What needs to be done = Exclude the pictures and reproduce the remaining data exactly as written.

++++++++++++++++++++

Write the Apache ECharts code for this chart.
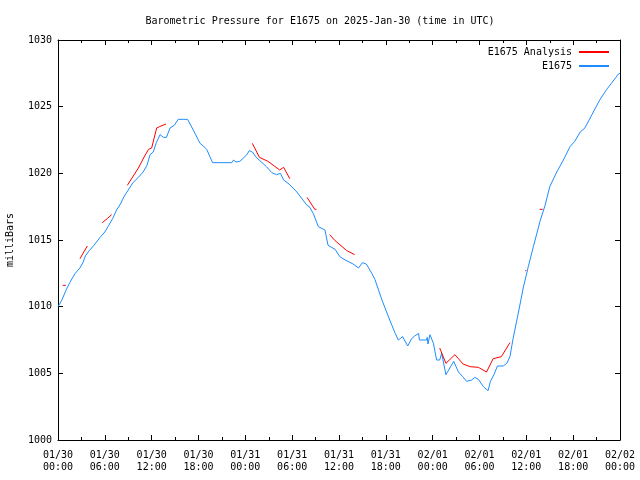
<!DOCTYPE html>
<html><head><meta charset="utf-8">
<script src="https://cdn.jsdelivr.net/npm/echarts@6/dist/echarts.min.js"></script>
<style>html,body{margin:0;padding:0;background:#fff}#c{width:640px;height:480px}</style>
</head><body><div id="c"></div>
<script>
// hours since 2025-01-30 00:00 UTC
const xTickLabels = ['01/30\n00:00','01/30\n06:00','01/30\n12:00','01/30\n18:00','01/31\n00:00','01/31\n06:00','01/31\n12:00','01/31\n18:00','02/01\n00:00','02/01\n06:00','02/01\n12:00','02/01\n18:00','02/02\n00:00'];

const stationHours = [0.0,0.5,1.0,1.5,2.2,2.8,3.2,3.5,4.0,4.6,5.4,6.0,6.5,7.0,7.5,8.0,8.5,9.0,9.6,10.3,10.9,11.4,11.8,12.2,12.6,13.07,13.5,13.9,14.35,14.9,15.4,16.05,16.3,16.6,17.33,18.2,18.7,19.05,19.8,22.25,22.5,22.8,23.3,24.2,24.5,24.9,25.4,26.7,27.4,28.0,28.5,28.9,29.6,29.8,30.6,31.9,32.2,32.7,33.35,34.2,34.6,35.5,36.1,36.8,37.0,37.8,38.5,39.0,39.5,39.7,40.2,40.6,40.8,41.5,42.5,43.2,43.6,44.15,44.4,44.8,45.3,45.7,46.2,46.3,47.2,47.3,47.4,47.65,48.1,48.5,48.9,49.15,49.7,50.2,50.7,51.3,51.85,52.35,53.0,53.4,53.85,54.5,55.1,55.4,55.85,56.3,57.05,57.5,57.9,58.3,59.0,59.6,60.25,60.9,61.4,61.75,62.4,63.0,63.9,64.75,65.6,66.2,66.9,67.5,68.4,69.4,70.3,70.9,71.8,72.0];
const stationValues = [1010.0,1010.5,1011.2,1011.8,1012.5,1012.9,1013.3,1013.8,1014.2,1014.6,1015.2,1015.6,1016.1,1016.6,1017.25,1017.7,1018.3,1018.75,1019.3,1019.7,1020.1,1020.6,1021.4,1021.6,1022.3,1022.9,1022.7,1022.7,1023.4,1023.6,1024.05,1024.05,1023.9,1024.05,1023.25,1022.25,1022.0,1021.8,1020.8,1020.8,1021.0,1020.85,1020.9,1021.4,1021.7,1021.6,1021.2,1020.5,1020.05,1019.9,1020.0,1019.5,1019.2,1019.3,1018.6,1017.6,1017.5,1017.0,1016.0,1015.75,1014.6,1014.3,1013.75,1013.5,1013.6,1013.2,1012.9,1013.3,1013.2,1013.2,1012.5,1012.05,1011.9,1010.5,1009.0,1008.0,1007.5,1007.75,1007.6,1007.05,1007.6,1007.8,1008.0,1007.5,1007.5,1007.7,1007.2,1007.9,1007.25,1006.0,1006.0,1006.5,1004.9,1005.4,1005.9,1005.1,1004.75,1004.4,1004.5,1004.7,1004.55,1004.0,1003.7,1004.4,1004.9,1005.55,1005.55,1005.75,1006.25,1007.6,1009.6,1011.4,1013.0,1014.5,1015.6,1016.4,1017.6,1019.0,1020.1,1021.0,1022.0,1022.4,1023.1,1023.4,1024.4,1025.5,1026.3,1026.75,1027.45,1027.5];

// analysis segments (null separates segments)
const analysisHours = [0.6,1.0,null,2.82,3.3,3.76,null,5.68,6.3,6.88,null,8.88,10.3,11.1,11.6,12.0,12.64,13.0,13.84,null,24.9,25.8,26.9,28.4,28.9,29.7,null,31.9,32.9,33.1,null,34.8,35.5,37.0,38.0,null,48.9,49.7,50.85,51.9,52.8,53.85,54.9,55.75,56.8,57.9,null,59.85,60.0,null,61.7,62.1];
const analysisValues = [1011.6,1011.6,null,1013.6,1014.1,1014.55,null,1016.3,1016.6,1016.9,null,1019.1,1020.4,1021.3,1021.8,1021.9,1023.4,1023.5,1023.7,null,1022.25,1021.2,1020.9,1020.25,1020.45,1019.6,null,1018.2,1017.3,1017.3,null,1015.4,1014.95,1014.2,1013.9,null,1006.9,1005.75,1006.4,1005.7,1005.5,1005.45,1005.1,1006.1,1006.25,1007.3,null,1012.7,1012.7,null,1017.3,1017.3];

const pair = (xs, ys) => xs.map((x, i) => (x === null ? [null, null] : [x, ys[i]]));
const font = 'DejaVu Sans Mono';
const chart = echarts.init(document.getElementById('c'), null, {renderer: 'canvas'});
const axisBase = {
  axisLine: {show: true, onZero: false, lineStyle: {color: '#000', width: 1}},
  splitLine: {show: false},
};
chart.setOption({
  animation: false,
  backgroundColor: '#fff',
  title: {text: 'Barometric Pressure for E1675 on 2025-Jan-30 (time in UTC)', left: 'center', top: 11,
    textStyle: {fontFamily: font, fontSize: 10, fontWeight: 'normal', color: '#000'}},
  grid: {left: 58, right: 20, top: 40, bottom: 40, containLabel: false, outerBoundsMode: 'none'},
  legend: {orient: 'vertical', right: 26, top: 42, align: 'right', itemWidth: 30, itemHeight: 2, itemGap: 4,
    icon: 'rect', textStyle: {fontFamily: font, fontSize: 10, color: '#000', padding: [0, 2, 0, 0]},
    data: ['E1675 Analysis', 'E1675']},
  xAxis: [
    Object.assign({type: 'value', min: 0, max: 72, interval: 6, position: 'bottom',
      axisTick: {show: true, inside: true, length: 5, lineStyle: {color: '#000'}},
      minorTick: {show: true, splitNumber: 2, length: 3, lineStyle: {color: '#000'}},
      axisLabel: {fontFamily: font, fontSize: 10, color: '#000', margin: 9, lineHeight: 12,
        formatter: v => xTickLabels[Math.round(v / 6)]}}, axisBase),
    Object.assign({type: 'value', min: 0, max: 72, interval: 6, position: 'top',
      axisTick: {show: true, inside: true, length: 5, lineStyle: {color: '#000'}},
      minorTick: {show: true, splitNumber: 2, length: 3, lineStyle: {color: '#000'}},
      axisLabel: {show: false}}, axisBase)
  ],
  yAxis: [
    Object.assign({type: 'value', min: 1000, max: 1030, interval: 5, position: 'left',
      name: 'milliBars', nameLocation: 'middle', nameGap: 43, nameRotate: 90,
      nameTextStyle: {fontFamily: font, fontSize: 10, color: '#000'},
      axisTick: {show: true, inside: true, length: 5, lineStyle: {color: '#000'}},
      axisLabel: {fontFamily: font, fontSize: 10, color: '#000', margin: 6, formatter: v => String(v)}}, axisBase),
    Object.assign({type: 'value', min: 1000, max: 1030, interval: 5, position: 'right',
      axisTick: {show: true, inside: true, length: 5, lineStyle: {color: '#000'}},
      axisLabel: {show: false}}, axisBase)
  ],
  series: [
    {name: 'E1675 Analysis', type: 'line', data: pair(analysisHours, analysisValues), showSymbol: false,
      symbol: 'none', connectNulls: false, lineStyle: {color: '#ff0000', width: 1}, itemStyle: {color: '#ff0000'}, z: 3},
    {name: 'E1675', type: 'line', data: pair(stationHours, stationValues), showSymbol: false,
      symbol: 'none', lineStyle: {color: '#1e8cff', width: 1}, itemStyle: {color: '#1e8cff'}, z: 2}
  ]
});
</script></body></html>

++++++++++++++++++++

Solved problem =
Write the Apache ECharts code for this chart.
<!DOCTYPE html>
<html><head><meta charset="utf-8">
<script src="https://cdn.jsdelivr.net/npm/echarts@6/dist/echarts.min.js"></script>
<style>html,body{margin:0;padding:0;background:#fff}#c{width:640px;height:480px}</style>
</head><body><div id="c"></div>
<script>
// hours since 2025-01-30 00:00 UTC
const xTickLabels = ['01/30\n00:00','01/30\n06:00','01/30\n12:00','01/30\n18:00','01/31\n00:00','01/31\n06:00','01/31\n12:00','01/31\n18:00','02/01\n00:00','02/01\n06:00','02/01\n12:00','02/01\n18:00','02/02\n00:00'];

const stationHours = [0.0,0.5,1.0,1.5,2.2,2.8,3.2,3.5,4.0,4.6,5.4,6.0,6.5,7.0,7.5,8.0,8.5,9.0,9.6,10.3,10.9,11.4,11.8,12.2,12.6,13.07,13.5,13.9,14.35,14.9,15.4,16.05,16.3,16.6,17.33,18.2,18.7,19.05,19.8,22.25,22.5,22.8,23.3,24.2,24.5,24.9,25.4,26.7,27.4,28.0,28.5,28.9,29.6,29.8,30.6,31.9,32.2,32.7,33.35,34.2,34.6,35.5,36.1,36.8,37.0,37.8,38.5,39.0,39.5,39.7,40.2,40.6,40.8,41.5,42.5,43.2,43.6,44.15,44.4,44.8,45.3,45.7,46.2,46.3,47.2,47.3,47.4,47.65,48.1,48.5,48.9,49.15,49.7,50.2,50.7,51.3,51.85,52.35,53.0,53.4,53.85,54.5,55.1,55.4,55.85,56.3,57.05,57.5,57.9,58.3,59.0,59.6,60.25,60.9,61.4,61.75,62.4,63.0,63.9,64.75,65.6,66.2,66.9,67.5,68.4,69.4,70.3,70.9,71.8,72.0];
const stationValues = [1010.0,1010.5,1011.2,1011.8,1012.5,1012.9,1013.3,1013.8,1014.2,1014.6,1015.2,1015.6,1016.1,1016.6,1017.25,1017.7,1018.3,1018.75,1019.3,1019.7,1020.1,1020.6,1021.4,1021.6,1022.3,1022.9,1022.7,1022.7,1023.4,1023.6,1024.05,1024.05,1023.9,1024.05,1023.25,1022.25,1022.0,1021.8,1020.8,1020.8,1021.0,1020.85,1020.9,1021.4,1021.7,1021.6,1021.2,1020.5,1020.05,1019.9,1020.0,1019.5,1019.2,1019.3,1018.6,1017.6,1017.5,1017.0,1016.0,1015.75,1014.6,1014.3,1013.75,1013.5,1013.6,1013.2,1012.9,1013.3,1013.2,1013.2,1012.5,1012.05,1011.9,1010.5,1009.0,1008.0,1007.5,1007.75,1007.6,1007.05,1007.6,1007.8,1008.0,1007.5,1007.5,1007.7,1007.2,1007.9,1007.25,1006.0,1006.0,1006.5,1004.9,1005.4,1005.9,1005.1,1004.75,1004.4,1004.5,1004.7,1004.55,1004.0,1003.7,1004.4,1004.9,1005.55,1005.55,1005.75,1006.25,1007.6,1009.6,1011.4,1013.0,1014.5,1015.6,1016.4,1017.6,1019.0,1020.1,1021.0,1022.0,1022.4,1023.1,1023.4,1024.4,1025.5,1026.3,1026.75,1027.45,1027.5];

// analysis segments (null separates segments)
const analysisHours = [0.6,1.0,null,2.82,3.3,3.76,null,5.68,6.3,6.88,null,8.88,10.3,11.1,11.6,12.0,12.64,13.0,13.84,null,24.9,25.8,26.9,28.4,28.9,29.7,null,31.9,32.9,33.1,null,34.8,35.5,37.0,38.0,null,48.9,49.7,50.85,51.9,52.8,53.85,54.9,55.75,56.8,57.9,null,59.85,60.0,null,61.7,62.1];
const analysisValues = [1011.6,1011.6,null,1013.6,1014.1,1014.55,null,1016.3,1016.6,1016.9,null,1019.1,1020.4,1021.3,1021.8,1021.9,1023.4,1023.5,1023.7,null,1022.25,1021.2,1020.9,1020.25,1020.45,1019.6,null,1018.2,1017.3,1017.3,null,1015.4,1014.95,1014.2,1013.9,null,1006.9,1005.75,1006.4,1005.7,1005.5,1005.45,1005.1,1006.1,1006.25,1007.3,null,1012.7,1012.7,null,1017.3,1017.3];

const pair = (xs, ys) => xs.map((x, i) => (x === null ? [null, null] : [x, ys[i]]));
const font = 'DejaVu Sans Mono';
const chart = echarts.init(document.getElementById('c'), null, {renderer: 'canvas'});
const axisBase = {
  axisLine: {show: true, onZero: false, lineStyle: {color: '#000', width: 1}},
  splitLine: {show: false},
};
chart.setOption({
  animation: false,
  backgroundColor: '#fff',
  title: {text: 'Barometric Pressure for E1675 on 2025-Jan-30 (time in UTC)', left: 'center', top: 11,
    textStyle: {fontFamily: font, fontSize: 10, fontWeight: 'normal', color: '#000'}},
  grid: {left: 58, right: 20, top: 40, bottom: 40, containLabel: false, outerBoundsMode: 'none'},
  legend: {orient: 'vertical', right: 26, top: 42, align: 'right', itemWidth: 30, itemHeight: 2, itemGap: 4,
    icon: 'rect', textStyle: {fontFamily: font, fontSize: 10, color: '#000', padding: [0, 2, 0, 0]},
    data: ['E1675 Analysis', 'E1675']},
  xAxis: [
    Object.assign({type: 'value', min: 0, max: 72, interval: 6, position: 'bottom',
      axisTick: {show: true, inside: true, length: 5, lineStyle: {color: '#000'}},
      minorTick: {show: true, splitNumber: 2, length: 3, lineStyle: {color: '#000'}},
      axisLabel: {fontFamily: font, fontSize: 10, color: '#000', margin: 9, lineHeight: 12,
        formatter: v => xTickLabels[Math.round(v / 6)]}}, axisBase),
    Object.assign({type: 'value', min: 0, max: 72, interval: 6, position: 'top',
      axisTick: {show: true, inside: true, length: 5, lineStyle: {color: '#000'}},
      minorTick: {show: true, splitNumber: 2, length: 3, lineStyle: {color: '#000'}},
      axisLabel: {show: false}}, axisBase)
  ],
  yAxis: [
    Object.assign({type: 'value', min: 1000, max: 1030, interval: 5, position: 'left',
      name: 'milliBars', nameLocation: 'middle', nameGap: 43, nameRotate: 90,
      nameTextStyle: {fontFamily: font, fontSize: 10, color: '#000'},
      axisTick: {show: true, inside: true, length: 5, lineStyle: {color: '#000'}},
      axisLabel: {fontFamily: font, fontSize: 10, color: '#000', margin: 6, formatter: v => String(v)}}, axisBase),
    Object.assign({type: 'value', min: 1000, max: 1030, interval: 5, position: 'right',
      axisTick: {show: true, inside: true, length: 5, lineStyle: {color: '#000'}},
      axisLabel: {show: false}}, axisBase)
  ],
  series: [
    {name: 'E1675 Analysis', type: 'line', data: pair(analysisHours, analysisValues), showSymbol: false,
      symbol: 'none', connectNulls: false, lineStyle: {color: '#ff0000', width: 1}, itemStyle: {color: '#ff0000'}, z: 3},
    {name: 'E1675', type: 'line', data: pair(stationHours, stationValues), showSymbol: false,
      symbol: 'none', lineStyle: {color: '#1e8cff', width: 1}, itemStyle: {color: '#1e8cff'}, z: 2}
  ]
});
</script></body></html>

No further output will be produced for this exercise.